**** SUPPLIED DATA
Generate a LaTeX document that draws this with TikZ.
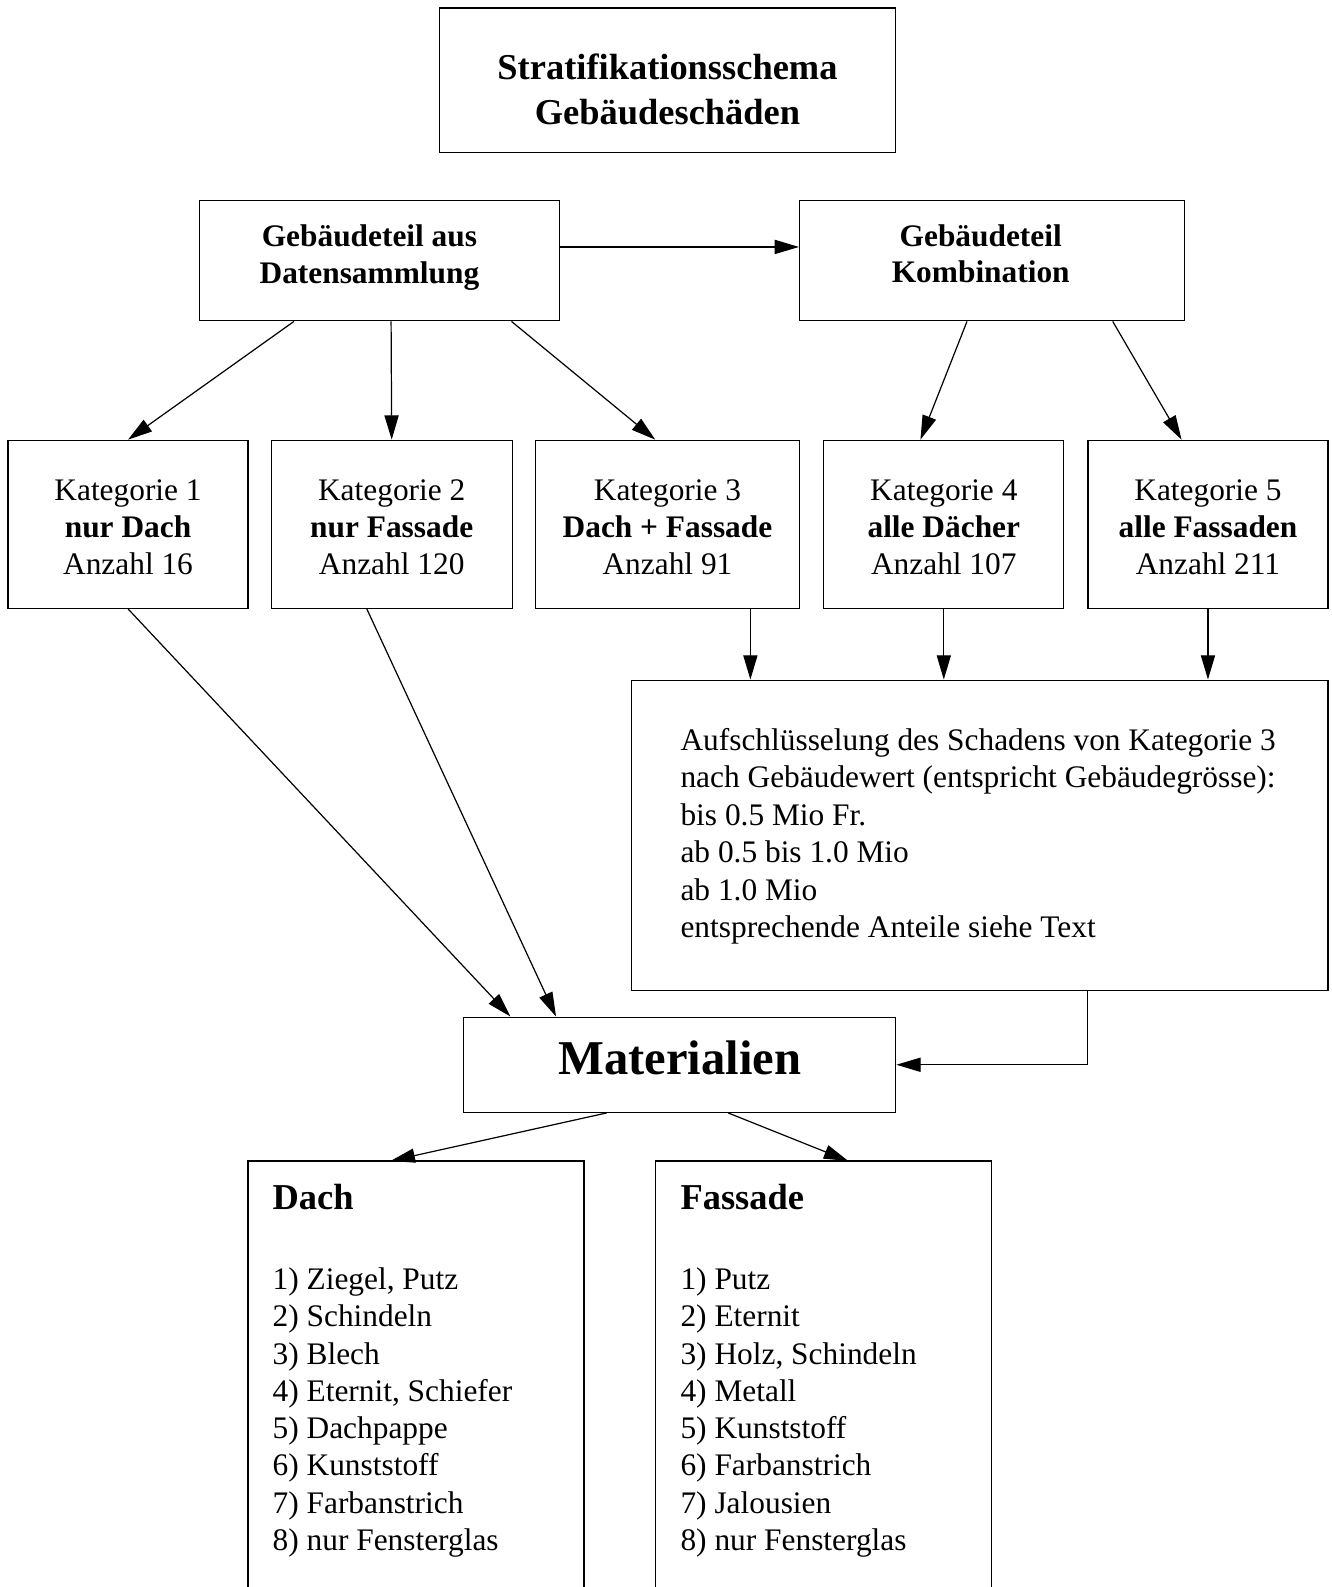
\documentclass[tikz,border=0pt]{standalone}
\usepackage{fontspec}
\setmainfont{Liberation Serif}
\usetikzlibrary{arrows.meta,calc}
\begin{document}
\begin{tikzpicture}[x=0.5pt,y=-0.5pt,
  box/.style={draw,line width=0.6pt,inner sep=0pt,align=center,font=\fontsize{15.5}{18.25}\selectfont},
  txt/.style={inner sep=0pt,align=center},
  arr/.style={line width=0.6pt,-{Triangle[length=12pt,width=7pt]}},
  frame/.style={line width=0.6pt},
  plain/.style={anchor=north west,inner sep=0pt,align=left}]
\useasboundingbox (0,0) rectangle (1316,1568);

\node[box,minimum width=225.5pt,minimum height=71.5pt] (title) at (659.5,79.5) {};
\node[txt,font=\bfseries\fontsize{18}{22}\selectfont] (titletext) at ($(title.center)+(0,9)$) {Stratifikationsschema\\Gebäudeschäden};

\node[box,minimum width=178pt,minimum height=59.5pt] (g1) at (375,257.5) {};
\node[txt,font=\bfseries\fontsize{15.5}{18}\selectfont] (g1text) at ($(g1.center)+(-10,-3)$) {Gebäudeteil aus\\Datensammlung};
\node[box,minimum width=190pt,minimum height=59.5pt] (g2) at (980,257.5) {};
\node[txt,font=\bfseries\fontsize{15.5}{18}\selectfont] (g2text) at ($(g2.center)+(-11,-7)$) {Gebäudeteil\\Kombination};

\node[box,minimum width=118.5pt,minimum height=83pt] (k1) at (126.5,518) {};
\node[txt,font=\fontsize{15.5}{18.25}\selectfont] (k1text) at ($(k1.center)+(0,3)$) {Kategorie 1\\\textbf{nur Dach}\\Anzahl 16};
\node[box,minimum width=119pt,minimum height=83pt] (k2) at (387,518) {};
\node[txt,font=\fontsize{15.5}{18.25}\selectfont] (k2text) at ($(k2.center)+(0,3)$) {Kategorie 2\\\textbf{nur Fassade}\\Anzahl 120};
\node[box,minimum width=130.5pt,minimum height=83pt] (k3) at (659.5,518) {};
\node[txt,font=\fontsize{15.5}{18.25}\selectfont] (k3text) at ($(k3.center)+(0,3)$) {Kategorie 3\\\textbf{Dach + Fassade}\\Anzahl 91};
\node[box,minimum width=118.5pt,minimum height=83pt] (k4) at (932.5,518) {};
\node[txt,font=\fontsize{15.5}{18.25}\selectfont] (k4text) at ($(k4.center)+(0,3)$) {Kategorie 4\\\textbf{alle Dächer}\\Anzahl 107};
\node[box,minimum width=118.5pt,minimum height=83pt] (k5) at (1193.5,518) {};
\node[txt,font=\fontsize{15.5}{18.25}\selectfont] (k5text) at ($(k5.center)+(0,3)$) {Kategorie 5\\\textbf{alle Fassaden}\\Anzahl 211};

\node[box,minimum width=344pt,minimum height=153.5pt] (aufs) at (968,825.5) {};
\node[plain,font=\fontsize{15.5}{18.5}\selectfont] (aufstext) at (672,719) {Aufschlüsselung des Schadens von Kategorie 3\\nach Gebäudewert (entspricht Gebäudegrösse):\\bis 0.5 Mio Fr.\\ab 0.5 bis 1.0 Mio\\ab 1.0 Mio\\entsprechende Anteile siehe Text};

\node[box,minimum width=213.5pt,minimum height=47pt] (mat) at (671.5,1052) {};
\node[txt,font=\bfseries\fontsize{24}{28}\selectfont] (mattext) at ($(mat.center)+(0,-7)$) {Materialien};

\draw[frame] (245,1568) -- (245,1147) -- (577,1147) -- (577,1568);
\draw[frame] (648,1568) -- (648,1147) -- (980,1147) -- (980,1568);
\coordinate (dachtop) at (386,1147);
\coordinate (fasstop) at (838,1147);

\node[plain,font=\fontsize{15.5}{18.4}\selectfont] (dachtext) at (269,1170) {{\bfseries\fontsize{18}{18.4}\selectfont Dach}\\[21pt]1) Ziegel, Putz\\2) Schindeln\\3) Blech\\4) Eternit, Schiefer\\5) Dachpappe\\6) Kunststoff\\7) Farbanstrich\\8) nur Fensterglas};
\node[plain,font=\fontsize{15.5}{18.4}\selectfont] (fasstext) at (672,1170) {{\bfseries\fontsize{18}{18.4}\selectfont Fassade}\\[21pt]1) Putz\\2) Eternit\\3) Holz, Schindeln\\4) Metall\\5) Kunststoff\\6) Farbanstrich\\7) Jalousien\\8) nur Fensterglas};

\draw[arr] ($(g1.east)+(0,-13.5)$) -- ($(g2.west)+(0,-13.5)$);
\draw[arr] ($(g1.south west)+(94,0)$) -- (k1.north);
\draw[arr] ($(g1.south west)+(190,0)$) -- (k2.north);
\draw[arr] ($(g1.south west)+(309,0)$) -- ($(k3.north west)+(119,0)$);
\draw[arr] ($(g2.south west)+(166,0)$) -- ($(k4.north west)+(96,0)$);
\draw[arr] ($(g2.south west)+(310,0)$) -- ($(k5.north west)+(93,0)$);

\coordinate (k3o) at ($(k3.south west)+(213,0)$);
\draw[arr] (k3o) -- (k3o |- aufs.north);
\draw[arr] (k4.south) -- (k4.south |- aufs.north);
\draw[arr] (k5.south) -- (k5.south |- aufs.north);

\draw[arr] (k1.south) -- ($(mat.north west)+(47,0)$);
\draw[arr] ($(k2.south west)+(95,0)$) -- ($(mat.north west)+(92,0)$);
\draw[arr] ($(aufs.south west)+(451,0)$) |- (mat.east);

\draw[arr] ($(mat.south west)+(142,0)$) -- (dachtop);
\draw[arr] ($(mat.south west)+(262,0)$) -- (fasstop);
\end{tikzpicture}
\end{document}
********
> CHALLENGE
Reproduce exactly the run of lines that opens the listing and closes with the line holding "(titletext) at ($(title.center)+(0,9)$)". Pictures are excluded.

> COMPLETED EXERCISE
Generate a LaTeX document that draws this with TikZ.
\documentclass[tikz,border=0pt]{standalone}
\usepackage{fontspec}
\setmainfont{Liberation Serif}
\usetikzlibrary{arrows.meta,calc}
\begin{document}
\begin{tikzpicture}[x=0.5pt,y=-0.5pt,
  box/.style={draw,line width=0.6pt,inner sep=0pt,align=center,font=\fontsize{15.5}{18.25}\selectfont},
  txt/.style={inner sep=0pt,align=center},
  arr/.style={line width=0.6pt,-{Triangle[length=12pt,width=7pt]}},
  frame/.style={line width=0.6pt},
  plain/.style={anchor=north west,inner sep=0pt,align=left}]
\useasboundingbox (0,0) rectangle (1316,1568);

\node[box,minimum width=225.5pt,minimum height=71.5pt] (title) at (659.5,79.5) {};
\node[txt,font=\bfseries\fontsize{18}{22}\selectfont] (titletext) at ($(title.center)+(0,9)$) {Stratifikationsschema\\Gebäudeschäden};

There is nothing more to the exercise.